For one week this past month, as Manulife prepared to unveil yet another massive loss, the company's 18-member board of directors pounded the pavement in Beijing and Shanghai.
Some of Canada's most prominent business figures - including Gail Cook-Bennett, former chair of the Canada Pension Plan Investment Board, and Robert Harding, chairman of Brookfield Asset Management Inc. - hopped on and off buses, lunch boxes in tow, as they toured insurance offices, met with employees at company dinners, and saw for the first time the operations of Manulife's new Chinese wealth management venture.
Manulife, which lost more than $3.3-billion in the two most recent quarters, is fighting to restore its reputation, and Asian expansion is a key part of its strategy.

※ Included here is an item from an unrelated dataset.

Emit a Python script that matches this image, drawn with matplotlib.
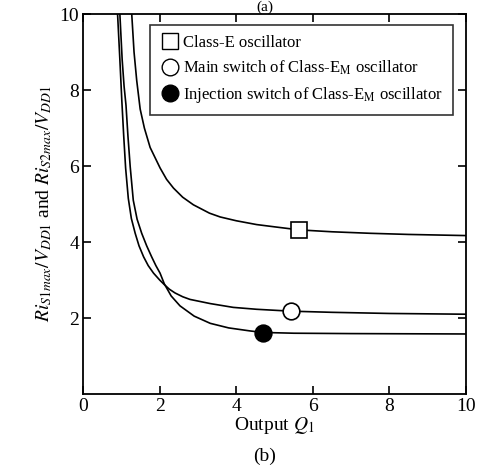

For the company's board and executives, Manulife's recent troubles are all the more reason why it should be muscling into an area of the world that is enjoying robust growth.
On Friday, executives gathered with analysts and investors in Toronto to outline how the insurer hopes to raise its annual profit to $4-billion and its return on equity to 13 per cent by 2015. The strategy hinges on success in Asia - where the firm believes it has built up an enviable position, and which it describes as its growth engine for the 21st century - as well as wealth management sales.
A one-time darling of Canadian investors, Manulife fell hard during the financial crisis as the guarantees on many of its investment products produced a flood of red ink. Its share price plunged to one-third of its level preceding the downturn. Low interest rates and rocky stock markets will challenge its North American operations for a long time to come, and upcoming changes to regulations and accounting rules pose a threat. Canada's largest insurers are scheduled to meet with Sir David Tweedie, the chairman of the London-based International Accounting Standards Board, next week in an effort to kill proposed accounting changes that could have a large negative impact on them.
But low interest rates, rocky stock markets and changing capital rules will challenge its North American operations for a long time to come.
With its business at home under fire, Manulife is in the vanguard of Canadian financial institutions trying to seize the lusher opportunities across the Pacific. It's no coincidence that the three most recent additions to the firm's board - former banking and insurance regulator John Palmer, Teck Resources Ltd. CEO Don Lindsay, and former ambassador to the People's Republic of China Joseph Caron - each have experience in Asia. Buoyed by its success in Japan, where it has a substantial and profitable operation, Manulife has been pushing into countries such as Vietnam, the Philippines and Malaysia, where the profits are still minimal but the growth potential is off the charts.
None of those countries, though, holds the potential of China, with its burgeoning number of millionaires and sky-high savings rate. Manulife has already gained traction selling insurance in the country. Now it's seeking to gain a foothold in China's fast-growing wealth management business. It broke into that industry in March when it was able to secure a 49-per-cent stake in a Chinese fund management company.
For a company so badly bruised by the financial crisis, the stakes are high. If its Chinese gambit succeeds, Manulife may be able to reignite its long-term growth. "While it's not all about China, China is obviously a very important piece," says chief executive officer Don Guloien.
The danger is that China could prove to be a sinkhole for Manulife's money and time. Already, some foreign insurers have pulled back from the market, saying they can't overcome the home field advantage of China's domestic firms. Analysts and investors wonder when - or if - Manulife's push into China will finally start to boost the company's battered bottom line.
The perils of partnership
Manulife is no stranger to China. In 1996, it became the first foreign company to partner with a Chinese firm and create a joint venture life insurer when it teamed up with Sinochem Group, a state-owned company.